Sauropods also evolved specific anatomical features that alleviated the burdens of massive size. Their bones contained an extensive network of air sacs, an avian-style respiratory system that made their skeletons lighter and provided efficient oxygen extraction. Furthermore, their reproductive strategy involved laying numerous small eggs, unlike large mammals that bear live young. This allowed for quicker population recovery and growth, helping maintain populations despite their low density.
The End of Gigantism
The reign of widespread gigantism ended when the unique supporting conditions were disrupted. The most significant event was the Cretaceous–Paleogene (K-Pg) extinction 66 million years ago, triggered by a massive asteroid impact. The resulting “impact winter” plunged the Earth into darkness, halting photosynthesis and collapsing the food chain. The catastrophic loss of plant life meant that animals requiring enormous daily caloric intake, such as the non-avian dinosaurs, could not survive.

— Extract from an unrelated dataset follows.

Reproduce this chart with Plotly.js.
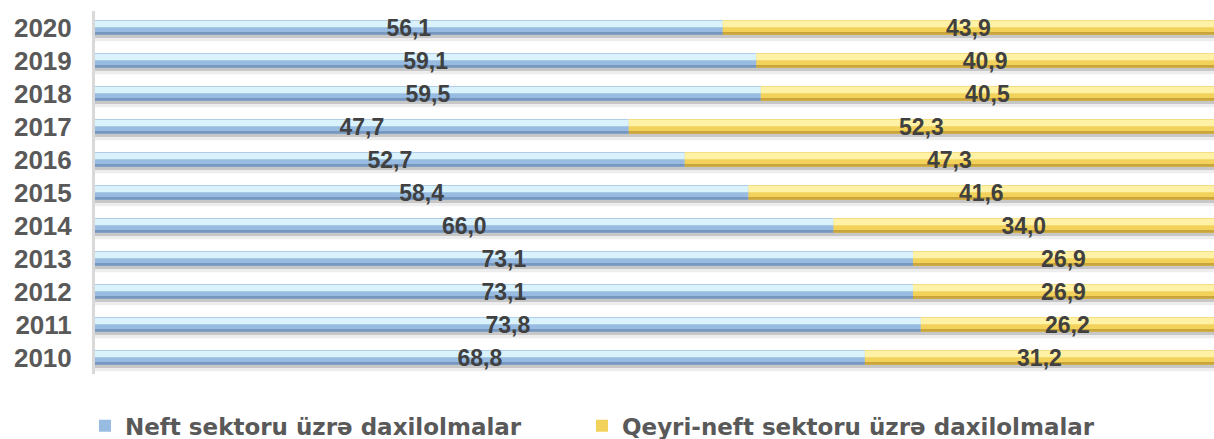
<!DOCTYPE html>
<html>
<head>
<meta charset="utf-8">
<script src="https://cdn.plot.ly/plotly-3.0.1.min.js"></script>
<style>
  html, body { margin: 0; padding: 0; overflow: hidden; background: #ffffff; }
  #chart { width: 1214px; height: 439px; }
</style>
</head>
<body>
<div id="chart"></div>
<script>
// ---- data ----
const years = ['2010', '2011', '2012', '2013', '2014', '2015', '2016', '2017', '2018', '2019', '2020'];
const neft = [68.8, 73.8, 73.1, 73.1, 66.0, 58.4, 52.7, 47.7, 59.5, 59.1, 56.1];
const qeyriNeft = [31.2, 26.2, 26.9, 26.9, 34.0, 41.6, 47.3, 52.3, 40.5, 40.9, 43.9];
const seriesNames = ['Neft sektoru üzrə daxilolmalar', 'Qeyri-neft sektoru üzrə daxilolmalar'];

// ---- derived ----
const totals = neft.map((v, i) => v + qeyriNeft[i]);
const fmt = v => v.toFixed(1).replace('.', ',');
const W = 0.44;
const zeros = neft.map(() => 0);

function bar(x, base, width, offset, color, extra) {
  return Object.assign({
    type: 'bar', orientation: 'h', y: years, x: x, base: base,
    width: width, offset: offset,
    marker: { color: color, line: { width: 0 } },
    hoverinfo: 'skip', showlegend: false
  }, extra || {});
}

const labelFont = { family: 'Liberation Sans, Arial, sans-serif', size: 23, color: '#404040', weight: 'bold' };

const traces = [
  // soft shadow under bars
  bar(totals, zeros, W, -W / 2 - 0.20, 'rgba(0,0,0,0.07)'),
  bar(totals, zeros, W, -W / 2 - 0.10, 'rgba(0,0,0,0.16)'),
  // main bars (legend)
  bar(neft, zeros, W, -W / 2, '#98bce1', { name: seriesNames[0], showlegend: true, legendrank: 1, legendwidth: 452 }),
  bar(qeyriNeft, neft, W, -W / 2, '#f2d25a', { name: seriesNames[1], showlegend: true, legendrank: 2 }),
  // bottom darker edges
  bar(neft, zeros, 0.08, -W / 2, '#7797bf'),
  bar(qeyriNeft, neft, 0.08, -W / 2, '#c9a53c'),
  // top highlights
  bar(neft, zeros, 0.19, 0.01, '#d9f2fc'),
  bar(qeyriNeft, neft, 0.19, 0.01, '#fff2a6'),
  // value labels
  bar(neft, zeros, W, -W / 2, 'rgba(0,0,0,0)', {
    text: neft.map(fmt), textposition: 'inside', insidetextanchor: 'middle',
    constraintext: 'none', textangle: 0, textfont: labelFont
  }),
  bar(qeyriNeft, neft, W, -W / 2, 'rgba(0,0,0,0)', {
    text: qeyriNeft.map(fmt), textposition: 'inside', insidetextanchor: 'middle',
    constraintext: 'none', textangle: 0, textfont: labelFont
  })
];

const layout = {
  width: 1214, height: 439,
  margin: { l: 95, r: 0, t: 10.5, b: 64.5 },
  paper_bgcolor: '#ffffff', plot_bgcolor: '#ffffff',
  barmode: 'overlay',
  xaxis: {
    range: [0, 100], showgrid: false, zeroline: false, showticklabels: false,
    showline: false, ticks: '', fixedrange: true
  },
  yaxis: {
    type: 'category', categoryorder: 'array', categoryarray: years,
    showgrid: false, zeroline: false, ticks: '',
    showline: true, linecolor: '#d9d9d9', linewidth: 3,
    ticklabelstandoff: 15,
    tickfont: { family: 'Liberation Sans, Arial, sans-serif', size: 26, color: '#595959', weight: 'bold' },
    fixedrange: true
  },
  showlegend: true,
  legend: {
    orientation: 'h', xref: 'container', yref: 'container',
    x: 0.07, xanchor: 'left', y: 0.03, yanchor: 'middle',
    font: { family: 'DejaVu Sans, Verdana, sans-serif', size: 23, color: '#595959', weight: 'bold' },
    traceorder: 'normal',
    bgcolor: 'rgba(0,0,0,0)'
  }
};

Plotly.newPlot('chart', traces, layout, { displayModeBar: false, staticPlot: true });
</script>
</body>
</html>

The majority of terrestrial animals weighing over 25 kilograms perished, and the world that emerged favored smaller, more adaptable creatures. Gigantism reappeared in the Cenozoic Era with Pleistocene megafauna like woolly mammoths and giant ground sloths, but this trend was cut short by the end of the last Ice Age. Rapid climate change and habitat fragmentation, combined with the spread of technologically advanced humans, proved too much for these large mammals. Environmental stress and human hunting pressure effectively ended the last widespread wave of terrestrial gigantism.